The president of The Association of Small Cellars, Antoni Darder explained that the inclusion of wine in the Law “as if is was just another spirit” will hugely affect the marketing of the product, making people “change their outlook on wine.” Darder also said that the association had solicited their complaint to the Balearic Government previously, asking to be excluded from the law, which the Government then promised to pass on to the peninsula.

The president of Asaja Baleares, Biel Company continued that since the sector expressed their concern the Health Minister, Elena Salgado, “was not going to give way.” According to Biel Company, there is no point in including wine in the future law on alcohol “because it is the only drink with autonomous regulation”, which should be motive enough to exclude it. “Youngsters don't drink wine, it's the type of drink people consume at a more advanced age.” The first draft of the new law states that advertising emissions for wine will be allowed in only determined short periods of the day, which will lead to big losses. According to a representative of Asaja, wine promotion always comes with a ‘drink responsably, in moderation' health warning, unlike other beverages.
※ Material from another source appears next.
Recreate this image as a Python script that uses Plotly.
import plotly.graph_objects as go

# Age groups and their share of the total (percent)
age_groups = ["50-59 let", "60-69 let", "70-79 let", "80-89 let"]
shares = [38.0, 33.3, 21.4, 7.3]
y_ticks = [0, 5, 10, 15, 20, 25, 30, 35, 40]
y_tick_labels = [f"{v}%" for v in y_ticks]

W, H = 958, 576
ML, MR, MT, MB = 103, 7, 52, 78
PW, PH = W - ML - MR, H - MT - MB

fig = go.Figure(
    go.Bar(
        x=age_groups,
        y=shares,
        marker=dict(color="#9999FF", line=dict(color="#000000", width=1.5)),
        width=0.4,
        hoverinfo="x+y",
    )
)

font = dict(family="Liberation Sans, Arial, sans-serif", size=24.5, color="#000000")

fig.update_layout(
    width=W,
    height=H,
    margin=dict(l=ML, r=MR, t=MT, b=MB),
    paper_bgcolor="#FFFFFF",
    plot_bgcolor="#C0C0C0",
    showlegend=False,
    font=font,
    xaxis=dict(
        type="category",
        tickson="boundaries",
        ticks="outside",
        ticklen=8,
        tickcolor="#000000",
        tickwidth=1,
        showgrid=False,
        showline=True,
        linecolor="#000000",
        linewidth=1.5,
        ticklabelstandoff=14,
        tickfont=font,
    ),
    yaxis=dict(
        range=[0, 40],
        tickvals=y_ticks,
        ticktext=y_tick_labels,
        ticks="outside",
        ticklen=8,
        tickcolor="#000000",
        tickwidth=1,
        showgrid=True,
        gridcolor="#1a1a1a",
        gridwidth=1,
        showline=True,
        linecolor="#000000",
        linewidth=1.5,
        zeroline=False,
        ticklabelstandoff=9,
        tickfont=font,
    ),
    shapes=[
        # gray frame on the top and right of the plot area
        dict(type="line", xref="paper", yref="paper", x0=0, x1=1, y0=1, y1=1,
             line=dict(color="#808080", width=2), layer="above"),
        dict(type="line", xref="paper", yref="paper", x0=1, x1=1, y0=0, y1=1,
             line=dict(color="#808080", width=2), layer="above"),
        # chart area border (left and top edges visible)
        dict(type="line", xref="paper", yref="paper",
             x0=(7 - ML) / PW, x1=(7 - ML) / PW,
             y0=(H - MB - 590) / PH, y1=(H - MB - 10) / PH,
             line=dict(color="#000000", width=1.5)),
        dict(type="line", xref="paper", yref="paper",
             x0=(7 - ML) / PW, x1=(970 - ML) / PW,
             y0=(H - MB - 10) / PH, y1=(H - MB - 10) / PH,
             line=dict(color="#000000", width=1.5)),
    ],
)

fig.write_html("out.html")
The Minister of Health's draft for the project “Law on healthy methods for the protection of health and the prevention of underage alcohol drinking”, included wine, a drink which up until now has been regulated by the Vine and Wine Laws. The inclusion in the new law therefore has received much criticism from all areas of the wine sector.

The Reverse Side
Having heard the wine and vinyard's complaints the other side of the coin must be put forward. It must be noted that the new law on advertising is for all types of alcohol, not just wine, who may have been previously regulated by a seperate law in the past but that does not mean they should always be that way.
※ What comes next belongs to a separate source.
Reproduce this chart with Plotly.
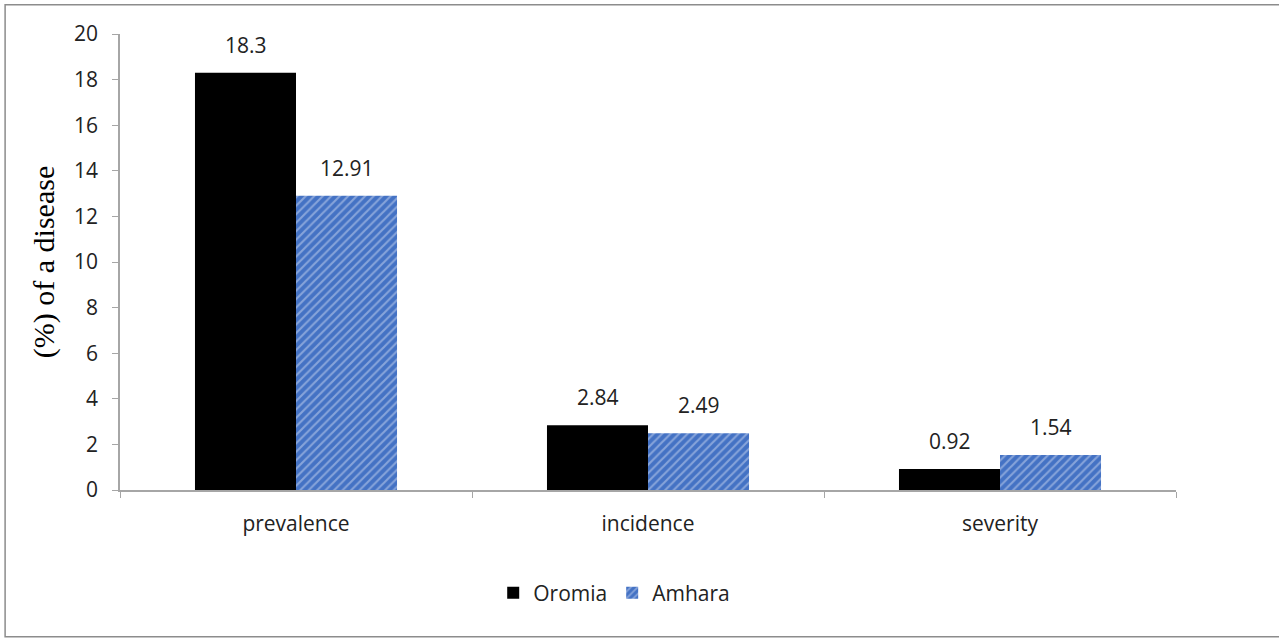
import plotly.graph_objects as go

categories = ["prevalence", "incidence", "severity"]
oromia = [18.3, 2.84, 0.92]
amhara = [12.91, 2.49, 1.54]
y_ticks = [0, 2, 4, 6, 8, 10, 12, 14, 16, 18, 20]

sans = "Open Sans, Carlito, Calibri, sans-serif"
label_font = dict(family=sans, size=21, color="#222222")

fig = go.Figure()
fig.add_trace(go.Bar(
    name="Oromia", x=categories, y=oromia,
    marker=dict(color="#000000", line=dict(width=0)),
))
fig.add_trace(go.Bar(
    name="Amhara", x=categories, y=amhara,
    marker=dict(color="#4472C4", line=dict(width=0),
                pattern=dict(shape="/", fgcolor="#C9D6F0", bgcolor="#4472C4",
                             size=6, solidity=0.35)),
))

# value labels sitting above each bar of the group
bar_half = 50.5
annotations = []
for series, shift in ((oromia, -bar_half), (amhara, bar_half)):
    for cat, v in zip(categories, series):
        annotations.append(dict(
            x=cat, y=v, xref="x", yref="y", text=f"{v:g}", showarrow=False,
            xshift=shift, yshift=12, yanchor="bottom", font=label_font,
        ))

fig.update_layout(
    width=1279, height=641,
    paper_bgcolor="white", plot_bgcolor="white",
    margin=dict(l=120, r=103, t=34, b=151),
    barmode="group", bargap=0.426, bargroupgap=0,
    font=label_font,
    showlegend=True,
    legend=dict(orientation="h", x=0.468, xanchor="center", y=-0.226, yanchor="middle",
                font=label_font, itemwidth=30, traceorder="normal"),
    annotations=annotations,
    shapes=[dict(type="rect", xref="paper", yref="paper",
                 x0=-0.1088, x1=1.0985, y0=-0.322, y1=1.064,
                 line=dict(color="#8C8C8C", width=1.5))],
)

fig.update_xaxes(
    showline=True, linecolor="#A6A6A6", linewidth=1.5,
    ticks="outside", tickson="boundaries", ticklen=6, tickcolor="#A6A6A6",
    tickfont=label_font, showgrid=False, ticklabelstandoff=14,
)
fig.update_yaxes(
    range=[0, 20], tickvals=y_ticks, showline=True, linecolor="#A6A6A6", linewidth=1.5,
    ticks="outside", ticklen=6, tickcolor="#A6A6A6", showgrid=False, zeroline=False,
    tickfont=label_font, ticklabelstandoff=10,
    title=dict(text="(%) of a disease",
               font=dict(family="Liberation Serif, Times New Roman, serif", size=30, color="#000000"),
               standoff=11),
)

fig.write_html("out.html")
The Biel Company aforementioned that “wine is not a young persons drink”. That may be true in their opinion and I for one didn't even try wine until a more mature age and it would always be the type of drink that you have responsably, sat at a table eating a meal with family or friends.

The difference perhaps between more British methods of drinking wine, (though our world fame is not for drinking in moderation), and Spanish ones is that youngsters do drink it, it's a fact. Many Brits in Spain are astounded at the price of a sweet tasting Crianza or Rioja. More often than not a third of the price of at home. Here in Spain also, some of the cheaper labels of wine are all that teenagers can afford to buy. To make it more pallitable they mix it with a refreshment. You can even ask for one in bars, a ‘calimocho' is the name for a red wine with ice and cola.

It is these cheaper wines which the government is aiming at. The relatively cheap make Don Simon sells red wine and ‘sangria'in cartons, also they are a huge producer of fruit juices bearing the same name. Therefore a youngster who sees Don Simon fruitjuice and likes it will automatically be drawn towards a wine of the same name. It is that what the government is trying to stop. For that reason it may be better for the vineyards to look at their own marketing policy, before attacking the governments' new ones.